Tools such as Solo Hustle can help streamline some of the necessities of running a business. For instance, easy-to-launch landing pages are a great way to help potential customers find your business. If farmers markets are key to sales, a system like Solo Hustle can facilitate on-site payments and simplify bookkeeping.
The scale realistically tip
You don’t need to take the industry by storm right out of the gate. As your side hustle grows it can be tempting to start investing some of your revenue in the trappings of a “successful” business. But consider what’s going to really move the needle on your growth. Do your customers care whether or not you have a brick and mortar storefront? If not, don’t spend your hard earned profits on rent and furniture. So where should you focus investments first?
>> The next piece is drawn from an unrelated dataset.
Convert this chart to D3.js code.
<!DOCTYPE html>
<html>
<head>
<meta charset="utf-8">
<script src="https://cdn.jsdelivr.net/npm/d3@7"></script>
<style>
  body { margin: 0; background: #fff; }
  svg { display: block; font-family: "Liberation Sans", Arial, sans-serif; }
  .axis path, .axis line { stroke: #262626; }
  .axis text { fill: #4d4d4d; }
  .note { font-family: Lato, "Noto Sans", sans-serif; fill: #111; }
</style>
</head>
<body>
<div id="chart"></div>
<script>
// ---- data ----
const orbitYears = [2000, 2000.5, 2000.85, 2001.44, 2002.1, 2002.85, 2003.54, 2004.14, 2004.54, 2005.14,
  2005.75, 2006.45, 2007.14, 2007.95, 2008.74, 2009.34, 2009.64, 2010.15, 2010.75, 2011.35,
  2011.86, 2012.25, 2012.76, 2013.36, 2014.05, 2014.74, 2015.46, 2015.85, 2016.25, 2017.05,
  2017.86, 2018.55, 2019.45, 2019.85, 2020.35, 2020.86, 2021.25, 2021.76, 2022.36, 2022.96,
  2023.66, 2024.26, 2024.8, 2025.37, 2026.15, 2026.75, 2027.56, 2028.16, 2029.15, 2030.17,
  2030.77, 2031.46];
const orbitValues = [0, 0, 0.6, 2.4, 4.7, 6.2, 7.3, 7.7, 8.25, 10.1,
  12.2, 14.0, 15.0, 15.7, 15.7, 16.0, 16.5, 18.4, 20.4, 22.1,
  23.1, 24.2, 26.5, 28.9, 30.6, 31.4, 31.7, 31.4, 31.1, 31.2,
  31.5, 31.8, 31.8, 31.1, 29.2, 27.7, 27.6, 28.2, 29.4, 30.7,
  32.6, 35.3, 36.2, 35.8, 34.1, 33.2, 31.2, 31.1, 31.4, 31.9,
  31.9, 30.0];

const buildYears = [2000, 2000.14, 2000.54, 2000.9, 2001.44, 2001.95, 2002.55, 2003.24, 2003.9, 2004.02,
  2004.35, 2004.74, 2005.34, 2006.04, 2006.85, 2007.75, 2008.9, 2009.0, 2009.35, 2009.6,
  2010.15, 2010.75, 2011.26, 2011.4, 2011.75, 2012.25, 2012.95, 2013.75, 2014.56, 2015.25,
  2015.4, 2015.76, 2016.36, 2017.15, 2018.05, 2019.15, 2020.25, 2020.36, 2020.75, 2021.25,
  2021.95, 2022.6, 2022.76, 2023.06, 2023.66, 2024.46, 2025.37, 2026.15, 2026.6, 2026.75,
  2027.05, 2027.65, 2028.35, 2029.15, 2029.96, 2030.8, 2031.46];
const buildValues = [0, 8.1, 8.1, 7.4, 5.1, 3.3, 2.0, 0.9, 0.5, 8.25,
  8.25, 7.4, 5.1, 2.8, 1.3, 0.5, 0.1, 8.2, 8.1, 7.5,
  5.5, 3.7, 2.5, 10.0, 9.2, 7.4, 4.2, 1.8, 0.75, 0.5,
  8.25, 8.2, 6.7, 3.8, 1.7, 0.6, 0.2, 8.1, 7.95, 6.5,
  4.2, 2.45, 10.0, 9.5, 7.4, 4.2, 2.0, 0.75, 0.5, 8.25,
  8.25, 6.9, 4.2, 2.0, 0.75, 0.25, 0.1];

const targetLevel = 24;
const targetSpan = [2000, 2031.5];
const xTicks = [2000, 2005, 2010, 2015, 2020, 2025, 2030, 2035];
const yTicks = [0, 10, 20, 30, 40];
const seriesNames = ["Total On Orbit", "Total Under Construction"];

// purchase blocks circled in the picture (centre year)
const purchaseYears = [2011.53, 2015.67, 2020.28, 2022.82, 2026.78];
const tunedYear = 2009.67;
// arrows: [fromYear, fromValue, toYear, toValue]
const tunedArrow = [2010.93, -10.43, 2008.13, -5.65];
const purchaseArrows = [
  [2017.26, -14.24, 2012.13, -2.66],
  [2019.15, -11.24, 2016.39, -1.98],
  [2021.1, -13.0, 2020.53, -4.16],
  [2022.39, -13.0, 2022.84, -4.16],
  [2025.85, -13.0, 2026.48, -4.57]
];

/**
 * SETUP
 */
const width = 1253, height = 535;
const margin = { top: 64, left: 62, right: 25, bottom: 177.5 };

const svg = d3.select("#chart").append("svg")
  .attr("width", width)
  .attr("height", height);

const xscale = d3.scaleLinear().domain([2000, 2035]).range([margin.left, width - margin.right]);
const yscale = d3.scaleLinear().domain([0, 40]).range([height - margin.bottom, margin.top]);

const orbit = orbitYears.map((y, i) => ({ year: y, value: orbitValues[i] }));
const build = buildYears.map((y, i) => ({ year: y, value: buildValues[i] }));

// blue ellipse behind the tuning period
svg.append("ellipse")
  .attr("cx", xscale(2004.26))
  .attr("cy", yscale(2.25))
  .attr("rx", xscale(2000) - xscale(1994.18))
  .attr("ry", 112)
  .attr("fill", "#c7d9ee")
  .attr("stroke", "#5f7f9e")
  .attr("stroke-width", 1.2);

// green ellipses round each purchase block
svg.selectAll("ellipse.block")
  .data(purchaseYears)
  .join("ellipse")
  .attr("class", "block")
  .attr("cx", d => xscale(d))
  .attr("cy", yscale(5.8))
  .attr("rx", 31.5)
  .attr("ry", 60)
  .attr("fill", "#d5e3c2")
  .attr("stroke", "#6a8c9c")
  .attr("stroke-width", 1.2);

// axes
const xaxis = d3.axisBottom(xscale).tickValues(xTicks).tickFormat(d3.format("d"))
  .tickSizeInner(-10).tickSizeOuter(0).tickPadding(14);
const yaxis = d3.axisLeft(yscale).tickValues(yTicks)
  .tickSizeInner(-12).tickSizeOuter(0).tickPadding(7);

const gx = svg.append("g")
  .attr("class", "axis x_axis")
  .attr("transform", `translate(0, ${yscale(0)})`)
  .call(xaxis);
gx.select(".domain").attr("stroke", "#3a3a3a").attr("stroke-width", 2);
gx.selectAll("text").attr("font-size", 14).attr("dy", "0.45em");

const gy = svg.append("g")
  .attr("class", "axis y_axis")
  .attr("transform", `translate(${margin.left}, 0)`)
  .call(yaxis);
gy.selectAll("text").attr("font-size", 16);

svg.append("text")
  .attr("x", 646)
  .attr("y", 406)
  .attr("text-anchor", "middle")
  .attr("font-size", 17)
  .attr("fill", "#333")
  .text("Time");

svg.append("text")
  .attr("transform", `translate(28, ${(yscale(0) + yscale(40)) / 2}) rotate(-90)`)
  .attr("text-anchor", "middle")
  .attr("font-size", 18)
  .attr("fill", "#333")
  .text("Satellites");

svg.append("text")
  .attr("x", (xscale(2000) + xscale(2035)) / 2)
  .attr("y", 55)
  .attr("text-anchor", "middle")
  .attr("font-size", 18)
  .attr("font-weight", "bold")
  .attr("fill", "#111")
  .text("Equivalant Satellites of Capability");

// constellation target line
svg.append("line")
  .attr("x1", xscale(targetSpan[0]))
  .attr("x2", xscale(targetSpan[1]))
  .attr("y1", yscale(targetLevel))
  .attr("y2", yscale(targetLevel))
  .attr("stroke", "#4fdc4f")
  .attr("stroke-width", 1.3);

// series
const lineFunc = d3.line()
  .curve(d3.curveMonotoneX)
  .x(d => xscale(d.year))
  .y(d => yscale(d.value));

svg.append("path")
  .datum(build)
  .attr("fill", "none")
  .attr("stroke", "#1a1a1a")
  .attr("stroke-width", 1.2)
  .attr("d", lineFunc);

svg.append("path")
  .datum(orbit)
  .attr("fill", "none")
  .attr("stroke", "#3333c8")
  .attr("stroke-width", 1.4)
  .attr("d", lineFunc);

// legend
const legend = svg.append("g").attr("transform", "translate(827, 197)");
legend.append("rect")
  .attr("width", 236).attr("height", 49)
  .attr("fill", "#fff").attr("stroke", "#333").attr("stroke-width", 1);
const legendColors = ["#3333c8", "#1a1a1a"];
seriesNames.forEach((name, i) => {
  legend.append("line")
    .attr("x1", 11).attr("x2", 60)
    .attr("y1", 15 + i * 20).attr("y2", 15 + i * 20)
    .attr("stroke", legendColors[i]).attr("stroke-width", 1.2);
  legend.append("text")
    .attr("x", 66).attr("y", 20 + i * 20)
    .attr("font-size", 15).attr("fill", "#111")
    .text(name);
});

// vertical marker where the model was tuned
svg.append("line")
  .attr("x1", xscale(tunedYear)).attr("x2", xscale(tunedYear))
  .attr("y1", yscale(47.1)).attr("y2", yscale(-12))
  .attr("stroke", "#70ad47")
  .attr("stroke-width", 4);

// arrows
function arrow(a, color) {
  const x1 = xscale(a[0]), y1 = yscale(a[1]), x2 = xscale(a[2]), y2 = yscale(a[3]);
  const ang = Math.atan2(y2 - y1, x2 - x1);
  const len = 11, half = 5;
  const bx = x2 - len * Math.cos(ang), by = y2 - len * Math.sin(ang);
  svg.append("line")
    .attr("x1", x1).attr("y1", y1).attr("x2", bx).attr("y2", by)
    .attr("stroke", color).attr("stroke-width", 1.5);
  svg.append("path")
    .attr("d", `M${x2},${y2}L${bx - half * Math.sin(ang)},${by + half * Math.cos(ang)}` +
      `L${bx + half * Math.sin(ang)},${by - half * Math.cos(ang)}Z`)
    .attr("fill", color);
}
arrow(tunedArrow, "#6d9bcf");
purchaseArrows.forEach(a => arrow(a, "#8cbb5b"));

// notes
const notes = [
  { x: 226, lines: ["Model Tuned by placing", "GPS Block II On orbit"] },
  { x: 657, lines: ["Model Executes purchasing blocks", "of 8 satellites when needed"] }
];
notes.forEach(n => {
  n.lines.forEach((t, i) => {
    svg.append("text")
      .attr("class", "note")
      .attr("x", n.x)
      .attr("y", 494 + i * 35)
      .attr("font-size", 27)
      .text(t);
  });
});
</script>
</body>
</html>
Marketing and branding. If customers can’t find you, they can’t buy from you. Consider where your most lucrative customers are and invest in ways to reach them there. A tool like Solo Hustle can assist with email campaigns, web sites, and product catalogs.
Legal needs. Spend a little upfront to ensure your brand is trademarked and protected and you are managing your business correctly. Seek financial advice for the best way to manage taxes. Solo Hustle can track mileage, invoices, and more to make quarterly tax payments easy and accurate.
Tools and technology. Prioritize tools that are multi-functional and make your side business more productive and profitable. If your production line is holding you back, look for options that will speed up the process to increase your inventory. Tools like Solo Hustle solve multiple headaches—from marketing, to accounting, to sales and order management. That frees up time to focus on new product development and continue your growth.
With the right mindset and the right tools, your side hustle can soon become your only hustle.